Intel bets $25 billion on Israel
Bibi Netanyahu must have been beaming when he announced to his Cabinet via television that Israel is to receive its biggest foreign investment yet: a $25-billion commitment from Intel to build a new chip-making factory and other facilities in Israel. It is a great sign of confidence that Israel will continue to exist in the face of existential threats from Iran and Hamas/Hezb'allah, and it keeps Israel at the forefront of an important area of technology, where it is a global power despite its tiny size.
In understanding the scale of the investment, keep in mind this news from early last year:
Intel today announced plans for an initial investment of more than $20 billion in the construction of two new leading-edge chip factories in Ohio. The investment will help boost production to meet the surging demand for advanced semiconductors, powering a new generation of innovative products
So Intel probably is getting two factories, or fabs, as they are called — plus roughly 5 billion dollars more, some for inflation and some for other uses, most likely R&D. This is far from Intel's first investment in Israel.
During its almost five decades of operations in Israel, Intel has grown to become the country's largest privately held employer and exporter and a leader of the local electronics and information industry, according to the company's website.
Since entering Israel in 1974, Intel has invested more than $17 billion in Israel and employs 11,700 employees at its three R&D centers — in Haifa, Petah Tikva and Jerusalem — as well as at its manufacturing plant in Kiryat Gat. Intel says it is currently responsible for creating indirect employments positions for approximately 42,000 workers in Israel.
Willy Shih, who teaches at Harvard Business School, explains the scale requirements to compete in this industry.
When you size a fab, there's a minimum efficient scale which determines your manufacturing capacity. In modern fabs, chips are made on 12 inch silicon wafers, and capacity is typically measured in 12 inch wafer starts per month — how many wafers do you put into the front of the line each month. This is determined by the capacity of your bottleneck step, as well as how much time the overall processes take. Wafers may take as much as two months to complete, depending on the number of steps in a recipe (as many as 700 or more). For advanced technologies, which are referred to by the "nodes" that describe their minimum feature size (e.g., 5 nm node), $10 billion might buy you 20,000 wafer starts per month.
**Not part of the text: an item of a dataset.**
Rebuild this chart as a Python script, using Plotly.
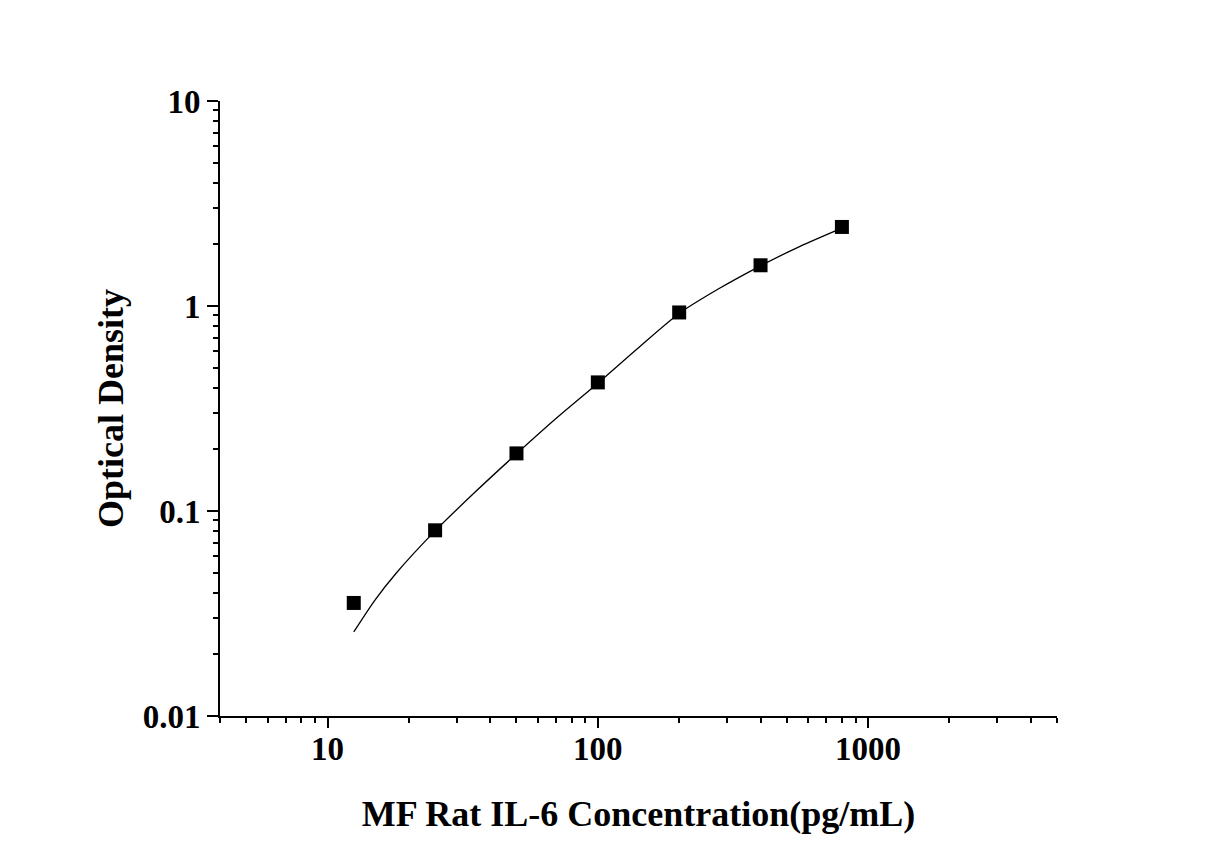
import plotly.graph_objects as go

# standard points (concentration, OD)
conc = [12.5, 25, 50, 100, 200, 400, 800]
od = [0.0356, 0.0805, 0.191, 0.424, 0.93, 1.58, 2.43]

# fitted curve
fit_x = [12.5, 15, 18, 25, 35, 50, 70, 100, 140, 200, 280, 400, 560, 800]
fit_y = [0.0257, 0.0369, 0.050, 0.080, 0.123, 0.19, 0.2825, 0.42, 0.619, 0.92, 1.213, 1.57, 1.955, 2.40]

x_ticks = [10, 100, 1000]
x_minor = [4, 5, 6, 7, 8, 9, 20, 30, 40, 50, 60, 70, 80, 90,
           200, 300, 400, 500, 600, 700, 800, 900, 2000, 3000, 4000, 5000]
y_ticks = [0.01, 0.1, 1, 10]
y_labels = ["0.01", "0.1", "1", "10"]
y_minor = [m * d for d in [0.01, 0.1, 1] for m in range(2, 10)]

font = "Liberation Serif"
tick_font = dict(family=font, size=33, color="black", weight="bold")
title_font = dict(family=font, size=36, color="black", weight="bold")

fig = go.Figure()
fig.add_trace(go.Scatter(x=fit_x, y=fit_y, mode="lines",
                         line=dict(color="black", width=1.3, shape="spline", smoothing=0.8),
                         showlegend=False, hoverinfo="skip"))
fig.add_trace(go.Scatter(x=conc, y=od, mode="markers",
                         marker=dict(symbol="square", size=14, color="black"), showlegend=False))

fig.update_layout(
    width=1227, height=858,
    margin=dict(l=212, r=178, t=93, b=150),
    plot_bgcolor="white", paper_bgcolor="white",
    font=dict(family=font, color="black", size=28),
    xaxis=dict(
        type="log", range=[0.602, 3.699],
        tickvals=x_ticks, ticktext=["10", "100", "1000"],
        ticks="outside", ticklen=10, tickwidth=2, tickcolor="black",
        showline=True, linecolor="black", linewidth=2, showgrid=False, zeroline=False,
        tickfont=tick_font, ticklabelstandoff=-8,
        minor=dict(tickvals=x_minor, ticks="outside", ticklen=5, tickwidth=2, tickcolor="black", showgrid=False),
        title=dict(text="MF Rat IL-6 Concentration(pg/mL)", font=title_font, standoff=35),
    ),
    yaxis=dict(
        type="log", range=[-2, 1],
        tickvals=y_ticks, ticktext=y_labels,
        ticks="outside", ticklen=11, tickwidth=2, tickcolor="black",
        showline=True, linecolor="black", linewidth=2, showgrid=False, zeroline=False,
        tickfont=tick_font,
        minor=dict(tickvals=y_minor, ticks="outside", ticklen=5, tickwidth=2, tickcolor="black", showgrid=False),
        title=dict(text="Optical Density", font=title_font, standoff=8),
    ),
)

fig.write_html("out.html")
As for the machinery going into the fabs:
Earlier last week, Intel confirmed that it had ordered the first Twinscan EXE:5200 scanner from ASML in the Netherlands. This is the latest generation of extreme ultraviolet (EUV) lithography tools that play a crucial role in creating the atomic scale patterns on chips. While earlier versions of these machines cost over $150 million each, this particular model costs in excess of $340 million for a single unit. That's more than the list price of an Airbus A350-900, and airlines usually get big discounts (like as much as 50%). When that litho tool reaches production readiness it should crank out 200 wafers per hour.The scary thing is that fabs usually have to buy more than one of these machines. Since it is the most expensive tool, fabs buy enough of the other process tools so that litho is always the bottleneck. But the other tools aren't cheap either. So building a $10 billion fab might mean a billion for the building infrastructure and the rest for all the different tools.
Ninety percent of the fab investment in Israel will go to globally sourced equipment manufacturers, most of them not in Israel. But this doesn't proportionally diminish the importance of the investment to Israel. The D part of R&D, improving efficiency via the experience curve, is very important. As Professor Shih puts it:
Volume is critical for semiconductor manufacturing — it is through production learning that you develop the capabilities to produce at scale.
Yield — the percentage of wafers that are usable — is the key to efficiency and profitability. Notice that machinery is rated in "wafer starts." It takes skilled and intelligent people to drive the experience curve faster than your competition. That's where Israel's technical talent pool becomes important. There are a lot of smart, well educated, and ambitious technical people available in Israel, and Intel is tapping this pool more deeply.
Here is the Haifa R&D building, not massive, but it is one of three campuses, possibly to be joined by others out of that $5 billion extra.
Twitter screen grab.
It's pretty clear that Intel is more than satisfied with the performance of its investment in Israel. This is a brutally competitive and strategically vital industry. We saw what chip shortages do to other manufacturers when automakers were unable to get the chips they needed. Expanding chipmaking in Israel makes Israel more important to the smooth functioning of the world economy.